Prime Minister Malcolm Turnbull has claimed victory in the federal election, as the Coalition edges towards a slim majority in federal parliament.
“This is a great day today,” Mr Turnbull told a press conference in Sydney, after Labor leader Bill Shorten conceded defeat.
“We have resolved this election and have done so peacefully. It’s something we should celebrate and not take for granted.”
The Coalition is on track to win at least 74 seats, and is confident it can win two more, giving it enough seats to govern in its own right.
Earlier this afternoon Opposition Leader Bill Shorten offered to work with Mr Turnbull to find “common ground” and make the parliament work.
The Prime Minister said he welcomed that offer and would work with Labor to try and fund essential services while balancing the budget.
“These challenges are not easy there’s no simple solution but that’s why they need our best minds, our best brains, above all our best goodwill in our new parliament to deliver that,” he said.
“It’s vital that this parliament works — it is vital that we work together and as far as we can try to find ways upon which we can all agree.”
The Prime Minister also said he had had “very constructive” discussions with crossbenchers in both houses of Parliament.
Even if the Government wins a narrow majority in the Lower House, it will be anxious to give itself political cover by courting the five Green and independent MPs in the House of Representatives.
PM pledges to give crossbenchers necessary resources
Mr Turnbull indicated that he would give crossbench MPs additional staff and resources, just as Labor did with independents in the hung parliament of 2010.
“It is my commitment to work in every way possible to ensure that the crossbenchers have access to all of the information they need and all of the resources they need to be able to play the role they need in this parliament,” he said.
Mr Turnbull is likely to face stiff opposition to his agenda from a raft of new Senators elected a week ago — including senators from One Nation and the Jacqui Lambie Network.
But he played down the scale of the challenge, saying that the previous Senate was also difficult to navigate.
“There were eight crossbenchers in the last Senate. What you’re saying is that there will be one more. There will always be crossbenchers in the Senate,” Mr Turnbull said.
‘A moment I’ll never forget’
The Prime Minister said it was too early to speculate whether the Government would be able to pass the legislation which he used to trigger the double dissolution election — bills to crack down on union corruption and reinstate the construction industry watchdog.
“As to what the numbers will be, we await the determinations of the AEC, and of course many of these future senators will have open minds on this issue,” Mr Turnbull said.
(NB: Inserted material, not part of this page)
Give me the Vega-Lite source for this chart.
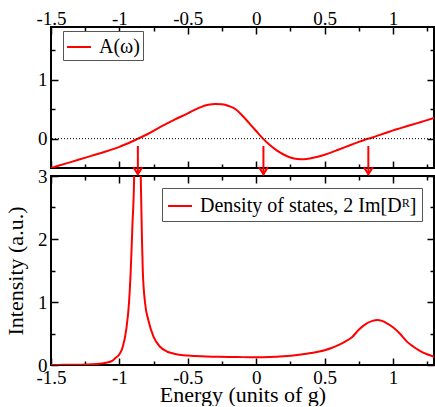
{
  "$schema": "https://vega.github.io/schema/vega-lite/v6.json",
  "autosize": {"type": "pad"},
  "padding": {"left": 3, "top": 5, "right": 0, "bottom": 0},
  "background": "white",
  "bounds": "flush",
  "config": {
    "font": "Liberation Serif, Times New Roman, DejaVu Serif, serif",
    "view": {"stroke": "black", "strokeWidth": 2},
    "axis": {"domain": false, "grid": false, "tickColor": "black", "tickWidth": 1.5, "labelFont": "Liberation Serif, Times New Roman, DejaVu Serif, serif", "labelFontSize": 19, "labelColor": "black", "titleFont": "Liberation Serif, Times New Roman, DejaVu Serif, serif", "titleFontSize": 22, "titleFontWeight": "normal", "titleColor": "black", "labelFlush": false, "labelOverlap": false},
    "legend": {"title": null, "symbolType": "stroke", "symbolStrokeWidth": 2, "symbolSize": 576, "labelFont": "Liberation Serif, Times New Roman, DejaVu Serif, serif", "labelFontSize": 20, "labelColor": "black", "labelLimit": 500, "strokeColor": "#555555", "fillColor": "white", "labelOffset": 7},
    "concat": {"spacing": 8}
  },
  "datasets": {
    "A": [
      {"x": -1.5, "y": -0.5}, {"x": -1.4, "y": -0.43}, {"x": -1.3, "y": -0.36}, {"x": -1.2, "y": -0.29},
      {"x": -1.1, "y": -0.22}, {"x": -1.0, "y": -0.14}, {"x": -0.9, "y": -0.04}, {"x": -0.8, "y": 0.07},
      {"x": -0.7, "y": 0.2}, {"x": -0.6, "y": 0.32}, {"x": -0.5, "y": 0.43}, {"x": -0.45, "y": 0.49},
      {"x": -0.4, "y": 0.54}, {"x": -0.35, "y": 0.575}, {"x": -0.3, "y": 0.59}, {"x": -0.25, "y": 0.585},
      {"x": -0.2, "y": 0.555}, {"x": -0.15, "y": 0.5}, {"x": -0.1, "y": 0.39}, {"x": -0.05, "y": 0.26},
      {"x": 0.0, "y": 0.13}, {"x": 0.05, "y": 0.0}, {"x": 0.1, "y": -0.11}, {"x": 0.15, "y": -0.2},
      {"x": 0.2, "y": -0.27}, {"x": 0.25, "y": -0.32}, {"x": 0.3, "y": -0.345}, {"x": 0.35, "y": -0.35},
      {"x": 0.4, "y": -0.335}, {"x": 0.45, "y": -0.31}, {"x": 0.5, "y": -0.275}, {"x": 0.55, "y": -0.235},
      {"x": 0.6, "y": -0.19}, {"x": 0.65, "y": -0.145}, {"x": 0.7, "y": -0.1}, {"x": 0.75, "y": -0.055},
      {"x": 0.8, "y": -0.015}, {"x": 0.85, "y": 0.02}, {"x": 0.9, "y": 0.06}, {"x": 0.95, "y": 0.1},
      {"x": 1.0, "y": 0.14}, {"x": 1.05, "y": 0.175}, {"x": 1.1, "y": 0.21}, {"x": 1.15, "y": 0.245},
      {"x": 1.2, "y": 0.28}, {"x": 1.25, "y": 0.315}, {"x": 1.3, "y": 0.35}
    ],
    "D": [
      {"x": -1.5, "y": 0.0}, {"x": -1.4, "y": 0.002}, {"x": -1.3, "y": 0.005}, {"x": -1.2, "y": 0.012},
      {"x": -1.15, "y": 0.02}, {"x": -1.1, "y": 0.035}, {"x": -1.05, "y": 0.07}, {"x": -1.031, "y": 0.106},
      {"x": -1.0, "y": 0.17}, {"x": -0.975, "y": 0.29}, {"x": -0.95, "y": 0.56}, {"x": -0.93, "y": 0.98},
      {"x": -0.917, "y": 1.5}, {"x": -0.905, "y": 2.2}, {"x": -0.892, "y": 3.0}, {"x": -0.88, "y": 5.0},
      {"x": -0.868, "y": 7.0}, {"x": -0.856, "y": 5.0}, {"x": -0.844, "y": 3.0}, {"x": -0.835, "y": 2.0},
      {"x": -0.829, "y": 1.5}, {"x": -0.812, "y": 0.98}, {"x": -0.788, "y": 0.71}, {"x": -0.751, "y": 0.45},
      {"x": -0.703, "y": 0.29}, {"x": -0.65, "y": 0.21}, {"x": -0.6, "y": 0.18}, {"x": -0.55, "y": 0.16},
      {"x": -0.5, "y": 0.15}, {"x": -0.4, "y": 0.138}, {"x": -0.3, "y": 0.132}, {"x": -0.2, "y": 0.128},
      {"x": -0.1, "y": 0.125}, {"x": 0.0, "y": 0.124}, {"x": 0.1, "y": 0.128}, {"x": 0.2, "y": 0.14},
      {"x": 0.3, "y": 0.16}, {"x": 0.4, "y": 0.19}, {"x": 0.5, "y": 0.235}, {"x": 0.55, "y": 0.27},
      {"x": 0.6, "y": 0.315}, {"x": 0.65, "y": 0.37}, {"x": 0.7, "y": 0.44}, {"x": 0.75, "y": 0.56},
      {"x": 0.8, "y": 0.65}, {"x": 0.85, "y": 0.7}, {"x": 0.885, "y": 0.715}, {"x": 0.92, "y": 0.7},
      {"x": 0.95, "y": 0.67}, {"x": 1.0, "y": 0.6}, {"x": 1.05, "y": 0.5}, {"x": 1.1, "y": 0.375},
      {"x": 1.15, "y": 0.29}, {"x": 1.2, "y": 0.22}, {"x": 1.25, "y": 0.17}, {"x": 1.3, "y": 0.13}
    ],
    "arrows": [
      {"x": -0.865, "top": -0.125, "bottom": -0.613, "tip": 3.03},
      {"x": 0.053, "top": -0.125, "bottom": -0.613, "tip": 3.03},
      {"x": 0.82, "top": -0.125, "bottom": -0.613, "tip": 3.03}
    ]
  },
  "resolve": {"scale": {"color": "independent", "x": "independent", "y": "independent"}, "legend": {"color": "independent"}},
  "vconcat": [
    {
      "width": 383,
      "height": 141,
      "resolve": {"axis": {"x": "independent", "y": "independent"}},
      "layer": [
        {
          "data": {"name": "A"},
          "mark": {"type": "line", "strokeWidth": 2, "clip": true, "interpolate": "monotone"},
          "encoding": {
            "x": {"field": "x", "type": "quantitative", "scale": {"domain": [-1.5, 1.3], "nice": false, "zero": false},
              "axis": {"orient": "top", "title": null, "values": [-1.5, -1.25, -1, -0.75, -0.5, -0.25, 0, 0.25, 0.5, 0.75, 1, 1.25],
                "labelExpr": "datum.value*2 == round(datum.value*2) ? '' + datum.value : ''",
                "labelFont": "Liberation Serif, Times New Roman, DejaVu Serif, serif",
                "tickSize": {"condition": {"test": "datum.value*2 == round(datum.value*2)", "value": -7}, "value": -4},
                "labelPadding": 10, "labelBaseline": "alphabetic"}},
            "y": {"field": "y", "type": "quantitative", "scale": {"domain": [-0.5, 1.9], "nice": false, "zero": false},
              "axis": {"orient": "left", "title": null, "values": [0, 0.5, 1, 1.5],
                "labelExpr": "datum.value == round(datum.value) ? '' + datum.value : ''",
                "labelFont": "Liberation Serif, Times New Roman, DejaVu Serif, serif",
                "tickSize": {"condition": {"test": "datum.value == round(datum.value)", "value": -7}, "value": -4},
                "labelPadding": 11}},
            "color": {"datum": "A(ω)", "type": "nominal", "scale": {"range": ["red"]},
              "legend": {"orient": "none", "legendX": 12, "legendY": 4, "padding": 3}}
          }
        },
        {
          "data": {"values": [{"y": 0}]},
          "mark": {"type": "rule", "color": "black", "strokeWidth": 1, "strokeDash": [1, 2]},
          "encoding": {
            "y": {"field": "y", "type": "quantitative", "axis": null}
          }
        },
        {
          "data": {"name": "arrows"},
          "mark": {"type": "rule", "color": "red", "strokeWidth": 2, "clip": false},
          "encoding": {
            "x": {"field": "x", "type": "quantitative",
              "axis": {"orient": "bottom", "title": null, "labels": false, "values": [-1.5, -1.25, -1, -0.75, -0.5, -0.25, 0, 0.25, 0.5, 0.75, 1, 1.25],
                "tickSize": {"condition": {"test": "datum.value*2 == round(datum.value*2)", "value": -7}, "value": -4}}},
            "y": {"field": "top", "type": "quantitative",
              "axis": {"orient": "right", "title": null, "labels": false, "values": [0, 0.5, 1, 1.5],
                "tickSize": {"condition": {"test": "datum.value == round(datum.value)", "value": -7}, "value": -4}}},
            "y2": {"field": "bottom"}
          }
        }
      ]
    },
    {
      "width": 383,
      "height": 189,
      "resolve": {"axis": {"x": "independent", "y": "independent"}},
      "layer": [
        {
          "data": {"name": "D"},
          "mark": {"type": "line", "strokeWidth": 2, "clip": true, "interpolate": "monotone"},
          "encoding": {
            "x": {"field": "x", "type": "quantitative", "scale": {"domain": [-1.5, 1.3], "nice": false, "zero": false},
              "axis": {"orient": "bottom", "title": "Energy (units of g)", "titlePadding": -6, "values": [-1.5, -1.25, -1, -0.75, -0.5, -0.25, 0, 0.25, 0.5, 0.75, 1, 1.25],
                "labelExpr": "datum.value*2 == round(datum.value*2) ? '' + datum.value : ''",
                "labelFont": "Liberation Serif, Times New Roman, DejaVu Serif, serif",
                "tickSize": {"condition": {"test": "datum.value*2 == round(datum.value*2)", "value": -7}, "value": -4},
                "labelPadding": 10}},
            "y": {"field": "y", "type": "quantitative", "scale": {"domain": [0, 3], "nice": false, "zero": false},
              "axis": {"orient": "left", "title": "Intensity (a.u.)", "titlePadding": 10, "values": [0, 0.5, 1, 1.5, 2, 2.5, 3],
                "labelExpr": "datum.value == round(datum.value) ? '' + datum.value : ''",
                "labelFont": "Liberation Serif, Times New Roman, DejaVu Serif, serif",
                "tickSize": {"condition": {"test": "datum.value == round(datum.value)", "value": -7}, "value": -4},
                "labelPadding": 11}},
            "color": {"datum": "Density of states, 2 Im[Dᴿ]", "type": "nominal", "scale": {"range": ["red"]},
              "legend": {"orient": "top-right", "offset": 12, "padding": 5}}
          }
        },
        {
          "data": {"name": "arrows"},
          "mark": {"type": "point", "shape": "M-0.64,-1L0,0L0.64,-1", "filled": false, "stroke": "red", "strokeWidth": 2, "size": 196, "opacity": 1, "clip": false},
          "encoding": {
            "x": {"field": "x", "type": "quantitative",
              "axis": {"orient": "top", "title": null, "labels": false, "values": [-1.5, -1.25, -1, -0.75, -0.5, -0.25, 0, 0.25, 0.5, 0.75, 1, 1.25],
                "tickSize": {"condition": {"test": "datum.value*2 == round(datum.value*2)", "value": -7}, "value": -4}}},
            "y": {"field": "tip", "type": "quantitative",
              "axis": {"orient": "right", "title": null, "labels": false, "values": [0, 0.5, 1, 1.5, 2, 2.5, 3],
                "tickSize": {"condition": {"test": "datum.value == round(datum.value)", "value": -7}, "value": -4}}}
          }
        }
      ]
    }
  ]
}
He flagged some changes to the ministry due to MPs losing their seats, and said the Liberal partyroom would meet on July 18.
The Prime Minister said his granddaughter Isla was on his lap when he took Mr Shorten’s concession call, and he was “deeply, deeply touched” by the moment.
“That’s a moment I’ll never forget,” an emotional Mr Turnbull said.
“It was a reminder that we are trustees for future generations. Everything we do is about the future.”